Arthur Grant was a teenage distillery worker when he was cast onto the bloody sands of Normandy during the allied invasion on June 6, 1944.
The Stonehaven man, who died on December 20 aged 90, served as a private in the Royal Pioneers Corp and landed at Sword beach, Luc-Sur-Mer, after just six weeks of training.
He shared his memories with the Press and Journal earlier this year, explaining: “We were ducking machine gun fire. It was a hell of a job.
“All these dead bodies, it drives you mad.”
Born on the Crathes estate in July 1924, he was the youngest of the six children of Walterina and William Grant – the head gardener on the castle grounds.
After the family moved to Stonehaven, Mr Grant’s first job was as a gardener at Cowie House, before he went to work at the town’s former Glenury Distillery.
Soon after conscription in 1944, he was sent across the English channel to Normandy along with thousands of other allied troops.
The first thing he recalled was the “smell of cordite” lying warm and thick in the air along the shore.
He spent his first two days in Normandy dodging German shells with only boiled sweets for food, one night sleeping side-by-side next to a fallen comrade.
Speaking to the Press and Journal in June, Mr Grant recalled his own fight to stay alive.
“You had to hope for the best,” he said.
“I have never spoken much about it. It was a long day right enough.”
A corporal by the end of the European assault Mr Grant fought in Normandy until the end of Operation Overlord in August 1944, after which he moved through Belgium and Holland.
In the town of Goes, in South Beveland, he was billeted with the Blomaard family and formed a friendship which would be rekindled almost 20 years later.
His wife of 63-years, Agnes Grant said: “They thought he’d been killed during the war.
“He had a photograph of the whole family so I said to him ‘what about getting in touch and see if they are on the go?’
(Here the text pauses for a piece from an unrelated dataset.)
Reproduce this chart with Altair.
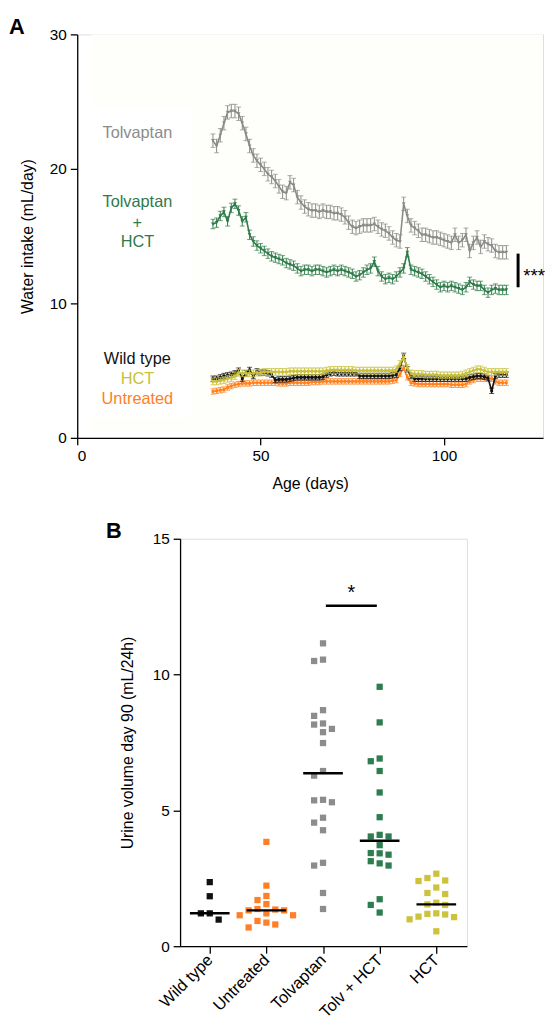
import altair as alt
import pandas as pd

FONT = "Liberation Sans"

# ---------------- Panel A data (mean water intake, mL/day) ----------------
days = list(range(37, 118))
tolvaptan = [22.1, 21.7, 22.5, 23.4, 24.2, 24.3, 24.3, 24.1, 23.4, 22.6,
             21.7, 21.0, 20.6, 20.3, 20.0, 19.6, 19.4, 19.1, 18.7, 18.3,
             18.2, 19.0, 18.8, 17.9, 17.5, 17.2, 17.0, 16.9, 16.9, 16.8,
             16.9, 16.8, 16.8, 16.7, 16.7, 16.6, 16.4, 16.0, 15.7, 15.6,
             15.7, 15.8, 15.8, 15.8, 15.9, 15.7, 15.5, 15.4, 15.2, 14.9,
             14.7, 14.6, 17.4, 16.5, 15.8, 15.6, 15.4, 15.1, 15.1, 15.0,
             14.9, 14.9, 14.8, 14.7, 14.6, 14.5, 15.1, 14.5, 14.7, 15.1,
             13.9, 14.5, 14.9, 14.2, 14.6, 14.4, 14.3, 13.9, 13.8, 13.8, 13.8]
tolv_hct = [15.9, 16.0, 16.5, 16.8, 16.1, 17.1, 17.4, 16.9, 16.1, 16.4,
            15.1, 14.6, 14.3, 14.1, 13.9, 13.7, 13.5, 13.4, 13.3, 13.2,
            13.0, 12.9, 12.8, 12.6, 12.4, 12.5, 12.5, 12.4, 12.5, 12.5,
            12.4, 12.3, 12.4, 12.5, 12.4, 12.5, 12.4, 12.3, 12.2, 12.0,
            12.1, 12.3, 12.5, 12.6, 13.1, 12.4, 12.0, 11.8, 11.9, 11.8,
            12.0, 12.3, 12.6, 13.8, 12.5, 12.4, 12.3, 12.2, 12.0, 11.8,
            11.6, 11.4, 11.2, 11.3, 11.2, 11.3, 11.2, 11.1, 11.0, 11.2,
            11.6, 11.4, 11.3, 11.3, 11.0, 10.8, 11.0, 11.1, 11.0, 11.0, 11.0]
wild_type = [4.4, 4.4, 4.5, 4.6, 4.65, 4.7, 4.8, 5.0, 4.4, 4.8,
             5.05, 4.6, 4.95, 4.85, 4.85, 4.8, 4.7, 4.3, 4.35, 4.35,
             4.35, 4.4, 4.45, 4.5, 4.5, 4.5, 4.5, 4.5, 4.5, 4.5,
             4.55, 4.7, 4.8, 4.85, 4.8, 4.8, 4.8, 4.8, 4.8, 4.8,
             4.6, 4.6, 4.6, 4.6, 4.6, 4.6, 4.6, 4.6, 4.6, 4.65,
             4.7, 5.2, 6.1, 5.1, 4.6, 4.4, 4.4, 4.4, 4.4, 4.4,
             4.4, 4.4, 4.4, 4.4, 4.4, 4.4, 4.4, 4.4, 4.4, 4.4,
             4.5, 4.55, 4.6, 4.6, 4.55, 4.45, 3.5, 4.6, 4.7, 4.7, 4.7]
hct = [4.2, 4.2, 4.25, 4.3, 4.4, 4.45, 4.6, 4.85, 4.8, 4.8,
       4.8, 4.8, 4.85, 4.85, 4.9, 4.9, 4.9, 4.9, 4.9, 4.9,
       4.9, 4.95, 4.95, 4.95, 4.95, 4.95, 4.95, 4.95, 4.95, 4.95,
       4.95, 5.0, 5.05, 5.05, 5.05, 5.05, 5.05, 5.05, 5.05, 5.0,
       5.0, 5.0, 5.0, 5.0, 5.0, 5.0, 5.0, 5.0, 5.0, 5.0,
       5.1, 5.5, 6.0, 5.2, 4.8, 4.75, 4.75, 4.75, 4.7, 4.7,
       4.7, 4.7, 4.65, 4.65, 4.65, 4.65, 4.65, 4.65, 4.7, 4.8,
       4.9, 5.0, 5.1, 5.1, 5.0, 4.9, 4.9, 4.9, 4.9, 4.9, 4.9]
untreated = [3.45, 3.5, 3.55, 3.6, 3.75, 3.85, 3.95, 4.0, 4.05, 4.05,
             4.05, 4.1, 4.1, 4.1, 4.1, 4.1, 4.1, 4.1, 4.05, 4.05,
             4.05, 4.1, 4.1, 4.1, 4.1, 4.1, 4.1, 4.15, 4.15, 4.15,
             4.2, 4.2, 4.2, 4.2, 4.2, 4.2, 4.2, 4.2, 4.2, 4.2,
             4.2, 4.2, 4.2, 4.2, 4.2, 4.2, 4.2, 4.2, 4.2, 4.25,
             4.3, 4.75, 5.2, 4.5, 4.1, 4.05, 4.0, 4.0, 4.0, 4.0,
             4.0, 4.0, 4.0, 4.0, 4.0, 3.95, 3.95, 3.95, 3.95, 4.0,
             4.2, 4.3, 4.4, 4.4, 4.4, 4.4, 4.4, 4.2, 4.1, 4.1, 4.1]
sem = {"Tolvaptan": 0.5, "Tolvaptan + HCT": 0.35, "Untreated": 0.2,
       "Wild type": 0.2, "HCT": 0.25}

# legend labels of panel A
a_label_text = ["Tolvaptan", "Tolvaptan", "+", "HCT", "Wild type", "HCT", "Untreated"]
a_label_color = ["#8c8c8c", "#2f7a4b", "#2f7a4b", "#2f7a4b", "#111111", "#c8bf3a", "#ff801f"]

# ---------------- Panel B data (urine volume day 90, mL/24h) ----------------
groups = ["Wild type", "Untreated", "Tolvaptan", "Tolv + HCT", "HCT"]
group_colors = ["#111111", "#ff7f27", "#8c8c8c", "#2e7d50", "#cdc23c"]
b_wild_type = [2.36, 1.84, 1.21, 1.21, 0.98]
b_untreated = [3.84, 2.23, 1.85, 1.70, 1.55, 1.37, 1.35, 1.32, 1.32, 1.21,
               1.14, 1.14, 0.93, 0.87, 0.80, 0.69]
b_tolvaptan = [11.15, 10.55, 10.5, 8.69, 8.48, 8.2, 8.16, 8.0, 7.88, 7.48,
               6.45, 6.28, 5.39, 5.37, 5.3, 4.73, 4.55, 4.27, 3.07, 2.97, 1.96, 1.37]
b_tolv_hct = [9.55, 8.24, 6.91, 6.81, 6.45, 5.66, 4.75, 4.1, 4.04, 4.04,
              3.72, 3.43, 3.42, 3.37, 3.13, 3.05, 2.97, 1.73, 1.52, 1.24]
b_hct = [2.67, 2.51, 2.42, 2.40, 2.16, 1.96, 1.92, 1.60, 1.54, 1.52, 1.21,
         1.19, 1.17, 1.09, 1.07, 0.99, 0.55]
b_values = [b_wild_type, b_untreated, b_tolvaptan, b_tolv_hct, b_hct]

# =========================== Panel A ===========================
AX = dict(domainColor="black", tickColor="black", domainWidth=1.3, tickWidth=1.3,
          labelColor="black", titleColor="black", labelFontSize=15.5, titleFontSize=16,
          titleFontWeight="normal", grid=False, labelFont=FONT, titleFont=FONT)

xs_a = alt.Scale(domain=[0, 127], nice=False, zero=False)
ys_a = alt.Scale(domain=[0, 30], nice=False)
x_axis_a = alt.Axis(values=[0, 50, 100], title="Age (days)", tickSize=7,
                    labelPadding=4, titlePadding=12, **AX)
y_axis_a = alt.Axis(values=[0, 10, 20, 30], title="Water intake (mL/day)", tickSize=7,
                    labelPadding=4, titlePadding=14, **AX)


def XA(field):
    return alt.X(field, scale=xs_a, axis=x_axis_a)


def YA(field):
    return alt.Y(field, scale=ys_a, axis=y_axis_a)


bg = pd.DataFrame({"x1": [3.8, 3.8], "x2": [127, 31], "y1": [0.3, 1.5], "y2": [30, 24.5],
                   "c": ["#fefefa", "#ffffff"]})
layers_a = [
    alt.Chart(bg).mark_rect().encode(x=XA("x1:Q"), x2="x2:Q", y=YA("y1:Q"), y2="y2:Q",
                                     color=alt.Color("c:N", scale=None))
]

series_specs = [
    ("Untreated", untreated, "#ff801f", "square", 8),
    ("Wild type", wild_type, "#111111", "square", 8),
    ("HCT", hct, "#c8bf3a", "square", 8),
    ("Tolvaptan + HCT", tolv_hct, "#2f7a4b", "triangle-down", 14),
    ("Tolvaptan", tolvaptan, "#8a8a8a", "triangle-down", 14),
]
for name, vals, color, shape, size in series_specs:
    df = pd.DataFrame({"day": days, "value": vals})
    df["lo"] = df["value"] - sem[name]
    df["hi"] = df["value"] + sem[name]
    base = alt.Chart(df)
    layers_a += [
        base.mark_rule(color=color, strokeWidth=1).encode(x=XA("day:Q"), y=YA("lo:Q"), y2="hi:Q"),
        base.mark_tick(color=color, orient="horizontal", size=5, thickness=1).encode(
            x=XA("day:Q"), y=YA("lo:Q")),
        base.mark_tick(color=color, orient="horizontal", size=5, thickness=1).encode(
            x=XA("day:Q"), y=YA("hi:Q")),
        base.mark_line(color=color, strokeWidth=1.6).encode(x=XA("day:Q"), y=YA("value:Q")),
        base.mark_point(color=color, filled=True, shape=shape, size=size, opacity=1).encode(
            x=XA("day:Q"), y=YA("value:Q")),
    ]

lab_a = pd.DataFrame({"t": a_label_text, "c": a_label_color,
                      "x": [16.4] * 7,
                      "y": [22.7, 17.5, 15.95, 14.55, 5.88, 4.41, 2.87]})
layers_a.append(
    alt.Chart(lab_a).mark_text(font=FONT, fontSize=16.5).encode(
        x=XA("x:Q"), y=YA("y:Q"), text="t:N", color=alt.Color("c:N", scale=None))
)
sig_a = pd.DataFrame({"x": [120.2], "y1": [11.2], "y2": [13.7], "tx": [121.6], "ty": [12.0]})
layers_a += [
    alt.Chart(sig_a).mark_rule(color="black", strokeWidth=3).encode(
        x=XA("x:Q"), y=YA("y1:Q"), y2="y2:Q"),
    alt.Chart(sig_a).mark_text(font=FONT, fontSize=19, align="left", text="***",
                               color="black").encode(x=XA("tx:Q"), y=YA("ty:Q")),
    alt.Chart(pd.DataFrame({"t": ["A"]})).mark_text(
        font=FONT, fontSize=22, fontWeight="bold", color="black").encode(
        x=alt.value(-61), y=alt.value(-7), text="t:N"),
]
panel_a = alt.layer(*layers_a).properties(width=471, height=408)

# =========================== Panel B ===========================
# simple deterministic beeswarm layout of the square markers
PX_PER_UNIT = 412 / 15.0
STEP_PX = 57.3
rows = []
for gi, (g, vals) in enumerate(zip(groups, b_values)):
    placed = []
    for v in sorted(vals, reverse=True):
        for k in [0, -1, 1, -2, 2, -3, 3]:
            off = k * 9.0
            ok = all(abs(off - po) >= 8 or abs(v - pv) * PX_PER_UNIT >= 8 for po, pv in placed)
            if ok:
                placed.append((off, v))
                break
    for off, v in placed:
        rows.append({"group": g, "idx": gi, "value": v, "xpos": gi + off / STEP_PX,
                     "c": group_colors[gi]})
df_b = pd.DataFrame(rows)

xs_b = alt.Scale(domain=[-0.524, 4.54], nice=False, zero=False)
ys_b = alt.Scale(domain=[0, 15], nice=False)
label_expr = "['Wild type','Untreated','Tolvaptan','Tolv + HCT','HCT'][datum.value]"
x_axis_b = alt.Axis(values=[0, 1, 2, 3, 4], labelExpr=label_expr, labelAngle=315,
                    labelAlign="right", labelBaseline="middle", tickSize=7, labelPadding=4,
                    title=None, labelOverlap=False, labelFlush=False,
                    **{**AX, "labelFontSize": 16.5})
y_axis_b = alt.Axis(values=[0, 5, 10, 15], title="Urine volume day 90 (mL/24h)", tickSize=7,
                    labelPadding=4, titlePadding=17, **AX)


def XB(field):
    return alt.X(field, scale=xs_b, axis=x_axis_b)


def YB(field):
    return alt.Y(field, scale=ys_b, axis=y_axis_b)


pts_b = alt.Chart(df_b).mark_square(size=40, opacity=1).encode(
    x=XB("xpos:Q"), y=YB("value:Q"), color=alt.Color("c:N", scale=None))
med_b = alt.Chart(df_b).transform_aggregate(
    med="median(value)", groupby=["idx"]
).transform_calculate(x1="datum.idx - 0.35", x2="datum.idx + 0.35").mark_rule(
    color="black", strokeWidth=2.5).encode(x=XB("x1:Q"), x2="x2:Q", y=YB("med:Q"))
sig_b = pd.DataFrame({"x1": [2.05], "x2": [2.95], "y": [12.53], "tx": [2.5], "ty": [13.0]})
sig_rule_b = alt.Chart(sig_b).mark_rule(color="black", strokeWidth=2.5).encode(
    x=XB("x1:Q"), x2="x2:Q", y=YB("y:Q"))
sig_txt_b = alt.Chart(sig_b).mark_text(font=FONT, fontSize=20, text="*", color="black",
                                       baseline="middle").encode(x=XB("tx:Q"), y=YB("ty:Q"))
b_title = alt.Chart(pd.DataFrame({"t": ["B"]})).mark_text(
    font=FONT, fontSize=22, fontWeight="bold", color="black").encode(
    x=alt.value(-67), y=alt.value(-8), text="t:N")
panel_b = alt.layer(pts_b, med_b, sig_rule_b, sig_txt_b, b_title).properties(width=290, height=412)

spacer = alt.Chart(pd.DataFrame({"a": [0]})).mark_text(text="", opacity=0).encode(
    x=alt.X("a:Q", axis=None), y=alt.Y("a:Q", axis=None)).properties(
    width=27, height=1, view=alt.ViewBackground(stroke="transparent", fill="transparent"))

chart = alt.vconcat(
    panel_a,
    alt.hconcat(spacer, panel_b, spacing=0),
    spacing=27,
).properties(
    padding={"left": 0, "top": 2, "right": 0, "bottom": 0}
).configure_view(stroke="transparent", strokeWidth=0).configure(background="white")

chart.save("out.html", embed_options={"renderer": "svg", "actions": False})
“They still kept in touch.”
In the late-1940s he took up a career as a railway trackman, around the same time as he began seeing his wife to be.
The couple married in Stonehaven’s Dunnottar Parish Church in 1951 and have one son, Brian Grant, who stays at Drumlithie.
Father and son both found a fondness for fishing in the mid-1970s, and Arthur was a loyal member of the Stonehaven and District Angling Association for many years.
Following his retirement from British Rail’s Scotland division on July 22 1987 after 28 years, he channelled much of his time into fishing in the burns and rivers of Aberdeenshire.
He will be laid to rest at Dunnottar Church on Wednesday, December 31.